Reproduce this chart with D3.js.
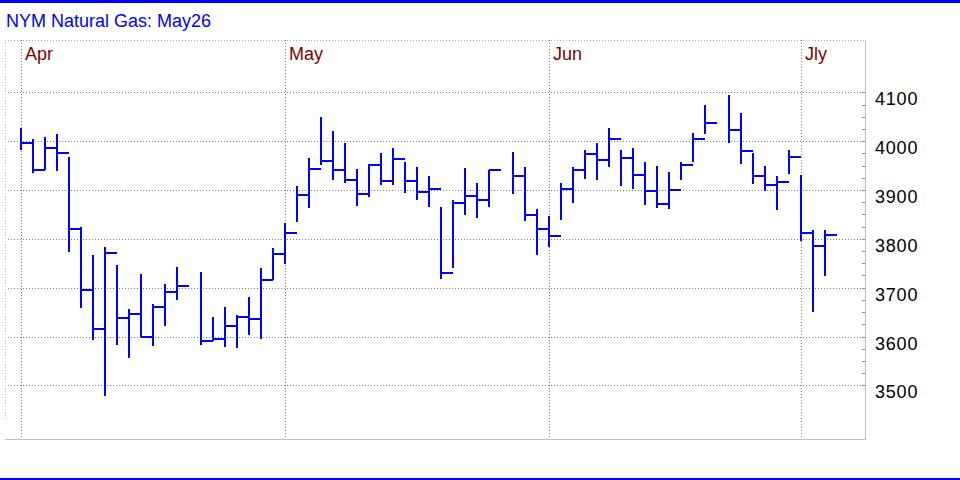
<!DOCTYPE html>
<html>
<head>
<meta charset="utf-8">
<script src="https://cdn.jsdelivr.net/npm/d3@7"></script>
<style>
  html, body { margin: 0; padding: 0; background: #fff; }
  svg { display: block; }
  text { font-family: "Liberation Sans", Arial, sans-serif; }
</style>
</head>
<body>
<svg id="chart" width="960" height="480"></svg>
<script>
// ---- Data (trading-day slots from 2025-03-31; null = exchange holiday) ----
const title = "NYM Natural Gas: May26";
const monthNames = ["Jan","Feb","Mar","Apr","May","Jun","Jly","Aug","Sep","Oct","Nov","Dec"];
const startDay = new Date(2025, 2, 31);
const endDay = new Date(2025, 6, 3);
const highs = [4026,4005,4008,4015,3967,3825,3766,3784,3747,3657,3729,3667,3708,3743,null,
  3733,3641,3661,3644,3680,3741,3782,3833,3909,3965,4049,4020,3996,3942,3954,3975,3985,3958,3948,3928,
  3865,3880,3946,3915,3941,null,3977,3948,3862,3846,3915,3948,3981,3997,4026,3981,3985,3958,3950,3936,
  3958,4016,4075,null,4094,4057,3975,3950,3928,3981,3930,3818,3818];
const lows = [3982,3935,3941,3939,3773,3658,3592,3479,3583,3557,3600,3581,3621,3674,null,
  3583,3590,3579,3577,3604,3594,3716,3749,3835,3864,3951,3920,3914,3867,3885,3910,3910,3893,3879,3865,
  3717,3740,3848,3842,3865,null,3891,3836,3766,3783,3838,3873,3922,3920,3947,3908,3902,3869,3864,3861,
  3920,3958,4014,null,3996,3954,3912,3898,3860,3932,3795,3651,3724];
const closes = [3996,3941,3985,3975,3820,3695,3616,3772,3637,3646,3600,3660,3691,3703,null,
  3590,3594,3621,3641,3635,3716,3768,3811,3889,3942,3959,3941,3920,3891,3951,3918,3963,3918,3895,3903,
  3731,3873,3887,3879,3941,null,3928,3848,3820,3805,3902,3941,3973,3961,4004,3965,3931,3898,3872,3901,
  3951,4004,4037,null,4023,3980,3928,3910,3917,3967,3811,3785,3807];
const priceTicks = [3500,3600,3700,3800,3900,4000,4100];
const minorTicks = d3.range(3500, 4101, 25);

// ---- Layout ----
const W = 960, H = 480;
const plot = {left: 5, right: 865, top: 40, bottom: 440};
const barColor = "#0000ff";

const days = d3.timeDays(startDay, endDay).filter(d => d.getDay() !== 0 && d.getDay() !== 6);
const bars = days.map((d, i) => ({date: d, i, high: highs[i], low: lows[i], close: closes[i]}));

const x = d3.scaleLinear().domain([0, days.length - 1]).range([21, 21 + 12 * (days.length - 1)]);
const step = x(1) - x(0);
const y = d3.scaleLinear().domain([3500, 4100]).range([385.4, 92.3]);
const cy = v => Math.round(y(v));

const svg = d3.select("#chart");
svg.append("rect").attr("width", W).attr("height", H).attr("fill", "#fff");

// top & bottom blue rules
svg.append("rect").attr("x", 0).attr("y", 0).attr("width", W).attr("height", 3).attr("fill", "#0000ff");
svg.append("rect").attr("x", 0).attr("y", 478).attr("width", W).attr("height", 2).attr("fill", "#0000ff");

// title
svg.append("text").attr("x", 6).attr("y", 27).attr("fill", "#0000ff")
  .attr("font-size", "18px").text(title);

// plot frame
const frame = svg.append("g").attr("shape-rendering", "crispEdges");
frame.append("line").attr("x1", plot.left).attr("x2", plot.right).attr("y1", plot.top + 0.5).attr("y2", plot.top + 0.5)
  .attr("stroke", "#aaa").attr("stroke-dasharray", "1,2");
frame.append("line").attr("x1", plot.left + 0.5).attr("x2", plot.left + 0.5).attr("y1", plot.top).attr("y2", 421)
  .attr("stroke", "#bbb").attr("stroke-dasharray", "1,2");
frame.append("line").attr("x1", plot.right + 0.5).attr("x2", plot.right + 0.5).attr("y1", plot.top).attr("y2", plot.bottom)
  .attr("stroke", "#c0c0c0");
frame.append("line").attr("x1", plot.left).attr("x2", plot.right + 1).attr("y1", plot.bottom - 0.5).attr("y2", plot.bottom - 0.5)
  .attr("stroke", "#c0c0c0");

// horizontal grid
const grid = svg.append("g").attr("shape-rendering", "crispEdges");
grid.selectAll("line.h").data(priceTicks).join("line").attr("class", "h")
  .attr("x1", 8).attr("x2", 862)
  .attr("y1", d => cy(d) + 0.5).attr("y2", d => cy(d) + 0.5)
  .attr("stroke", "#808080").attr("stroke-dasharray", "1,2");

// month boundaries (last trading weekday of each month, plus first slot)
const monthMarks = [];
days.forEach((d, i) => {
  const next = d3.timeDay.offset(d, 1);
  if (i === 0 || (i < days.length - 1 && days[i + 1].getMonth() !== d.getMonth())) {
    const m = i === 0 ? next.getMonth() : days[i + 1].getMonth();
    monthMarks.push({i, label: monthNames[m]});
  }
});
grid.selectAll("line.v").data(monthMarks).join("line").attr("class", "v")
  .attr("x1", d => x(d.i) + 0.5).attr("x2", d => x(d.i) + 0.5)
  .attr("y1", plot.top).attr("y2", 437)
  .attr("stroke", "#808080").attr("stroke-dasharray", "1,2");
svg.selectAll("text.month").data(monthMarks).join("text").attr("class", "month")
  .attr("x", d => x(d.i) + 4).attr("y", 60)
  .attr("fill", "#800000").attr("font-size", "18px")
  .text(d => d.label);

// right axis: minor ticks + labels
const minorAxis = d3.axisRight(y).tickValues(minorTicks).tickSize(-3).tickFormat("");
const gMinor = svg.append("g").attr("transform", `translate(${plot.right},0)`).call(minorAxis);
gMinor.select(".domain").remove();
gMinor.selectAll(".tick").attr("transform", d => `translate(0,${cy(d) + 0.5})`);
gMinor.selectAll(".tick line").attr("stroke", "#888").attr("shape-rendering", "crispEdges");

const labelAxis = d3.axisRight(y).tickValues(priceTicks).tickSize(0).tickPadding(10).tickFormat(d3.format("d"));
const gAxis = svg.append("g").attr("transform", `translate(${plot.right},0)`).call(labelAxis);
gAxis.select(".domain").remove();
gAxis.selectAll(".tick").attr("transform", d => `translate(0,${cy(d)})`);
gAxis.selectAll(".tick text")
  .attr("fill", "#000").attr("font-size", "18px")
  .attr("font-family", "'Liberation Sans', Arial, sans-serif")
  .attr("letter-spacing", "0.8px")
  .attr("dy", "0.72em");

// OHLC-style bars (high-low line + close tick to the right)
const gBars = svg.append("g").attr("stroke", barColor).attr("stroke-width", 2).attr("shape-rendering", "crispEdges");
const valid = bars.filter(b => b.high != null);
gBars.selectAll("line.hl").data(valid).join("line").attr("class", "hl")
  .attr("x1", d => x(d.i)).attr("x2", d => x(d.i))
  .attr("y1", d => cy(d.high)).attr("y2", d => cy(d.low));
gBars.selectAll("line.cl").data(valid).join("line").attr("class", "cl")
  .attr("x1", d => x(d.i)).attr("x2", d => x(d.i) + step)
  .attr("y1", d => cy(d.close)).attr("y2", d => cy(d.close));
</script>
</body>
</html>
□ □ □ □ □
• [Stated exercise] Transcribe all the lines above exactly, apart from the pictures.

• [Solution]
Reproduce this chart with D3.js.
<!DOCTYPE html>
<html>
<head>
<meta charset="utf-8">
<script src="https://cdn.jsdelivr.net/npm/d3@7"></script>
<style>
  html, body { margin: 0; padding: 0; background: #fff; }
  svg { display: block; }
  text { font-family: "Liberation Sans", Arial, sans-serif; }
</style>
</head>
<body>
<svg id="chart" width="960" height="480"></svg>
<script>
// ---- Data (trading-day slots from 2025-03-31; null = exchange holiday) ----
const title = "NYM Natural Gas: May26";
const monthNames = ["Jan","Feb","Mar","Apr","May","Jun","Jly","Aug","Sep","Oct","Nov","Dec"];
const startDay = new Date(2025, 2, 31);
const endDay = new Date(2025, 6, 3);
const highs = [4026,4005,4008,4015,3967,3825,3766,3784,3747,3657,3729,3667,3708,3743,null,
  3733,3641,3661,3644,3680,3741,3782,3833,3909,3965,4049,4020,3996,3942,3954,3975,3985,3958,3948,3928,
  3865,3880,3946,3915,3941,null,3977,3948,3862,3846,3915,3948,3981,3997,4026,3981,3985,3958,3950,3936,
  3958,4016,4075,null,4094,4057,3975,3950,3928,3981,3930,3818,3818];
const lows = [3982,3935,3941,3939,3773,3658,3592,3479,3583,3557,3600,3581,3621,3674,null,
  3583,3590,3579,3577,3604,3594,3716,3749,3835,3864,3951,3920,3914,3867,3885,3910,3910,3893,3879,3865,
  3717,3740,3848,3842,3865,null,3891,3836,3766,3783,3838,3873,3922,3920,3947,3908,3902,3869,3864,3861,
  3920,3958,4014,null,3996,3954,3912,3898,3860,3932,3795,3651,3724];
const closes = [3996,3941,3985,3975,3820,3695,3616,3772,3637,3646,3600,3660,3691,3703,null,
  3590,3594,3621,3641,3635,3716,3768,3811,3889,3942,3959,3941,3920,3891,3951,3918,3963,3918,3895,3903,
  3731,3873,3887,3879,3941,null,3928,3848,3820,3805,3902,3941,3973,3961,4004,3965,3931,3898,3872,3901,
  3951,4004,4037,null,4023,3980,3928,3910,3917,3967,3811,3785,3807];
const priceTicks = [3500,3600,3700,3800,3900,4000,4100];
const minorTicks = d3.range(3500, 4101, 25);

// ---- Layout ----
const W = 960, H = 480;
const plot = {left: 5, right: 865, top: 40, bottom: 440};
const barColor = "#0000ff";

const days = d3.timeDays(startDay, endDay).filter(d => d.getDay() !== 0 && d.getDay() !== 6);
const bars = days.map((d, i) => ({date: d, i, high: highs[i], low: lows[i], close: closes[i]}));

const x = d3.scaleLinear().domain([0, days.length - 1]).range([21, 21 + 12 * (days.length - 1)]);
const step = x(1) - x(0);
const y = d3.scaleLinear().domain([3500, 4100]).range([385.4, 92.3]);
const cy = v => Math.round(y(v));

const svg = d3.select("#chart");
svg.append("rect").attr("width", W).attr("height", H).attr("fill", "#fff");

// top & bottom blue rules
svg.append("rect").attr("x", 0).attr("y", 0).attr("width", W).attr("height", 3).attr("fill", "#0000ff");
svg.append("rect").attr("x", 0).attr("y", 478).attr("width", W).attr("height", 2).attr("fill", "#0000ff");

// title
svg.append("text").attr("x", 6).attr("y", 27).attr("fill", "#0000ff")
  .attr("font-size", "18px").text(title);

// plot frame
const frame = svg.append("g").attr("shape-rendering", "crispEdges");
frame.append("line").attr("x1", plot.left).attr("x2", plot.right).attr("y1", plot.top + 0.5).attr("y2", plot.top + 0.5)
  .attr("stroke", "#aaa").attr("stroke-dasharray", "1,2");
frame.append("line").attr("x1", plot.left + 0.5).attr("x2", plot.left + 0.5).attr("y1", plot.top).attr("y2", 421)
  .attr("stroke", "#bbb").attr("stroke-dasharray", "1,2");
frame.append("line").attr("x1", plot.right + 0.5).attr("x2", plot.right + 0.5).attr("y1", plot.top).attr("y2", plot.bottom)
  .attr("stroke", "#c0c0c0");
frame.append("line").attr("x1", plot.left).attr("x2", plot.right + 1).attr("y1", plot.bottom - 0.5).attr("y2", plot.bottom - 0.5)
  .attr("stroke", "#c0c0c0");

// horizontal grid
const grid = svg.append("g").attr("shape-rendering", "crispEdges");
grid.selectAll("line.h").data(priceTicks).join("line").attr("class", "h")
  .attr("x1", 8).attr("x2", 862)
  .attr("y1", d => cy(d) + 0.5).attr("y2", d => cy(d) + 0.5)
  .attr("stroke", "#808080").attr("stroke-dasharray", "1,2");

// month boundaries (last trading weekday of each month, plus first slot)
const monthMarks = [];
days.forEach((d, i) => {
  const next = d3.timeDay.offset(d, 1);
  if (i === 0 || (i < days.length - 1 && days[i + 1].getMonth() !== d.getMonth())) {
    const m = i === 0 ? next.getMonth() : days[i + 1].getMonth();
    monthMarks.push({i, label: monthNames[m]});
  }
});
grid.selectAll("line.v").data(monthMarks).join("line").attr("class", "v")
  .attr("x1", d => x(d.i) + 0.5).attr("x2", d => x(d.i) + 0.5)
  .attr("y1", plot.top).attr("y2", 437)
  .attr("stroke", "#808080").attr("stroke-dasharray", "1,2");
svg.selectAll("text.month").data(monthMarks).join("text").attr("class", "month")
  .attr("x", d => x(d.i) + 4).attr("y", 60)
  .attr("fill", "#800000").attr("font-size", "18px")
  .text(d => d.label);

// right axis: minor ticks + labels
const minorAxis = d3.axisRight(y).tickValues(minorTicks).tickSize(-3).tickFormat("");
const gMinor = svg.append("g").attr("transform", `translate(${plot.right},0)`).call(minorAxis);
gMinor.select(".domain").remove();
gMinor.selectAll(".tick").attr("transform", d => `translate(0,${cy(d) + 0.5})`);
gMinor.selectAll(".tick line").attr("stroke", "#888").attr("shape-rendering", "crispEdges");

const labelAxis = d3.axisRight(y).tickValues(priceTicks).tickSize(0).tickPadding(10).tickFormat(d3.format("d"));
const gAxis = svg.append("g").attr("transform", `translate(${plot.right},0)`).call(labelAxis);
gAxis.select(".domain").remove();
gAxis.selectAll(".tick").attr("transform", d => `translate(0,${cy(d)})`);
gAxis.selectAll(".tick text")
  .attr("fill", "#000").attr("font-size", "18px")
  .attr("font-family", "'Liberation Sans', Arial, sans-serif")
  .attr("letter-spacing", "0.8px")
  .attr("dy", "0.72em");

// OHLC-style bars (high-low line + close tick to the right)
const gBars = svg.append("g").attr("stroke", barColor).attr("stroke-width", 2).attr("shape-rendering", "crispEdges");
const valid = bars.filter(b => b.high != null);
gBars.selectAll("line.hl").data(valid).join("line").attr("class", "hl")
  .attr("x1", d => x(d.i)).attr("x2", d => x(d.i))
  .attr("y1", d => cy(d.high)).attr("y2", d => cy(d.low));
gBars.selectAll("line.cl").data(valid).join("line").attr("class", "cl")
  .attr("x1", d => x(d.i)).attr("x2", d => x(d.i) + step)
  .attr("y1", d => cy(d.close)).attr("y2", d => cy(d.close));
</script>
</body>
</html>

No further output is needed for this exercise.